The July 2018 agenda item triggered loud social network pushback (including from some advisory body members) and the Council ultimately laid it over to an unspecified future date. On January 8, 2019, then-City Manager Pat West quietly advised Councilmembers that Mayor Garcia and the City Manager had taken the following steps:

[Jan. 8, 2019 memo]...To conduct a thorough review of the City's advisory bodies and receive information from a diverse cohort of stakeholders, the City Manager's Office collaborated with the Mayor's Office to create an informal working group of current Commissioners to review the status of the City's advisory bodies and report back to the City Council. The working group will conduct a comprehensive review of the proposed changes to the City's advisory bodies, as well as provide input and recommendations to the City Manager. Members of the working group will be selected by the Mayor and City Manager.

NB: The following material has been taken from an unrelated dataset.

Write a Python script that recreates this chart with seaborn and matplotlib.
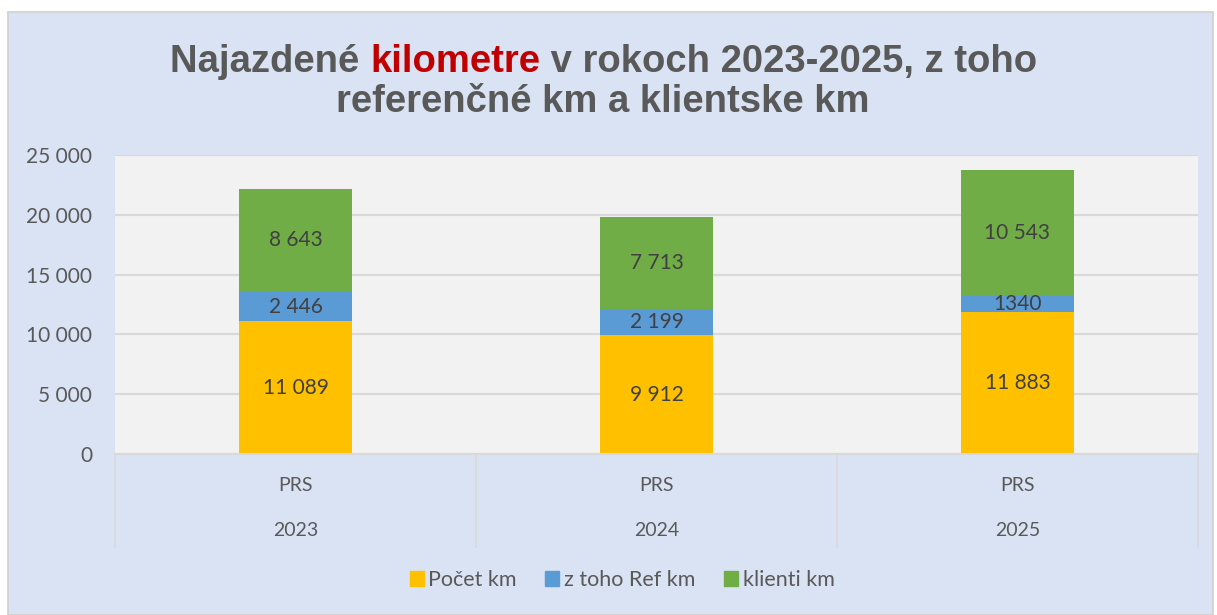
import matplotlib
matplotlib.use("Agg")
import matplotlib.pyplot as plt
import seaborn as sns
import pandas as pd
from matplotlib.patches import Rectangle
from matplotlib.lines import Line2D

# data
years = ["2023", "2024", "2025"]
groups = ["PRS", "PRS", "PRS"]
pocet_km = [11089, 9912, 11883]
ref_km = [2446, 2199, 1340]
klienti_km = [8643, 7713, 10543]
ref_labels = ["2 446", "2 199", "1340"]
series_names = ["Počet km", "z toho Ref km", "klienti km"]
colors = ["#FFC000", "#5B9BD5", "#70AD47"]

TEXT = "#595959"
LABEL = "#404040"
PANEL = "#DAE3F3"

df = pd.DataFrame({"year": years, "pocet": pocet_km, "ref": ref_km, "klienti": klienti_km})
df["top1"] = df["pocet"]
df["top2"] = df["pocet"] + df["ref"]
df["top3"] = df["top2"] + df["klienti"]

sns.set_style("white")
plt.rcParams["font.family"] = ["Lato", "DejaVu Sans"]

fig = plt.figure(figsize=(12.17, 6.15), dpi=100)
fig.patch.set_facecolor("white")
fig.patches.append(Rectangle((8 / 1217, 0), 1205 / 1217, 603 / 615, transform=fig.transFigure,
                             facecolor=PANEL, edgecolor="#D0D0D0", linewidth=1.2, zorder=-5))

ax = fig.add_axes([115 / 1217, 1 - 454 / 615, 1083 / 1217, 299 / 615])
ax.set_facecolor("#F2F2F2")

# stacked bars drawn as cumulative totals, tallest first
bw = 0.313
sns.barplot(data=df, x="year", y="top3", color=colors[2], width=bw, saturation=1, linewidth=0, ax=ax, zorder=2)
sns.barplot(data=df, x="year", y="top2", color=colors[1], width=bw, saturation=1, linewidth=0, ax=ax, zorder=3)
sns.barplot(data=df, x="year", y="top1", color=colors[0], width=bw, saturation=1, linewidth=0, ax=ax, zorder=4)

def fmt(v):
    return f"{v:,}".replace(",", " ")

for i in range(len(years)):
    ax.text(i, pocet_km[i] / 2, fmt(pocet_km[i]), ha="center", va="center", fontsize=15, color=LABEL, zorder=6)
    ax.text(i, pocet_km[i] + ref_km[i] / 2, ref_labels[i], ha="center", va="center", fontsize=15, color=LABEL, zorder=6)
    ax.text(i, df["top2"][i] + klienti_km[i] / 2, fmt(klienti_km[i]), ha="center", va="center", fontsize=15, color=LABEL, zorder=6)

ax.set_ylim(0, 25000)
ax.set_xlim(-0.5, 2.5)
ax.set_yticks(range(0, 25001, 5000))
ax.set_yticklabels([fmt(v) for v in range(0, 25001, 5000)], fontsize=15, color=TEXT)
ax.tick_params(axis="y", length=0, pad=16.5)
ax.set_xticks([])
ax.set_xlabel("")
ax.set_ylabel("")
ax.yaxis.grid(True, color="#D9D9D9", linewidth=1.5, zorder=0)
ax.set_axisbelow(True)
for s in ax.spines.values():
    s.set_visible(False)

# multi-level category axis
trans = ax.get_xaxis_transform()
ax.add_line(Line2D([-0.5, 2.5], [0, 0], transform=trans, color="#D9D9D9", linewidth=1.5, clip_on=False, zorder=5))
for xs in [-0.5, 0.5, 1.5, 2.5]:
    ax.add_line(Line2D([xs, xs], [0, -0.31], transform=trans, color="#D9D9D9", linewidth=1.2, clip_on=False))
for i in range(len(years)):
    ax.text(i, -0.105, groups[i], transform=trans, ha="center", va="center", fontsize=14, color=TEXT)
    ax.text(i, -0.255, years[i], transform=trans, ha="center", va="center", fontsize=14, color=TEXT)

# legend
handles = [Rectangle((0, 0), 1, 1, color=c) for c in colors]
fig.legend(handles, series_names, loc="center", bbox_to_anchor=(622 / 1217, 1 - 580 / 615), ncol=3,
           frameon=False, fontsize=15.5, labelcolor=TEXT, handlelength=0.65, handleheight=0.65,
           handletextpad=0.2, columnspacing=1.35)

# title with one red word
fig.canvas.draw()
renderer = fig.canvas.get_renderer()
title_kw = dict(fontsize=27.5, fontweight="bold", family=["Liberation Sans", "DejaVu Sans"])
parts = [("Najazdené ", TEXT), ("kilometre", "#C00000"), (" v rokoch 2023-2025, z toho", TEXT)]
texts = [fig.text(0, 1 - 62 / 615, p, color=c, va="center", ha="left", **title_kw) for p, c in parts]
widths = [t.get_window_extent(renderer).width for t in texts]
x0 = 604 - sum(widths) / 2
for t, w in zip(texts, widths):
    t.set_x(x0 / 1217)
    x0 += w
fig.text(603 / 1217, 1 - 102 / 615, "referenčné km a klientske km", color=TEXT, ha="center", va="center", **title_kw)

fig.savefig("out.png", dpi=100, facecolor=fig.get_facecolor())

On June 14, 2019, a follow-up memo appeared indicating that city staff planned to move forward with putting changes into effect "that address common administerial enhancements" -- including compensation changes -- before moving forward to implement "the full menu of proposed changes to the advisory bodies..."

For now, it's unclear exactly what limits LB's Mayor-chosen/Council-approved advisory commission members may face if they try to agendize and discuss items that don't meet with city management or Mayor/Council approval. That may become clear only after the Council decides whether members of City Hall-chosen advisory commissions will be paid or paid more for attending their meetings.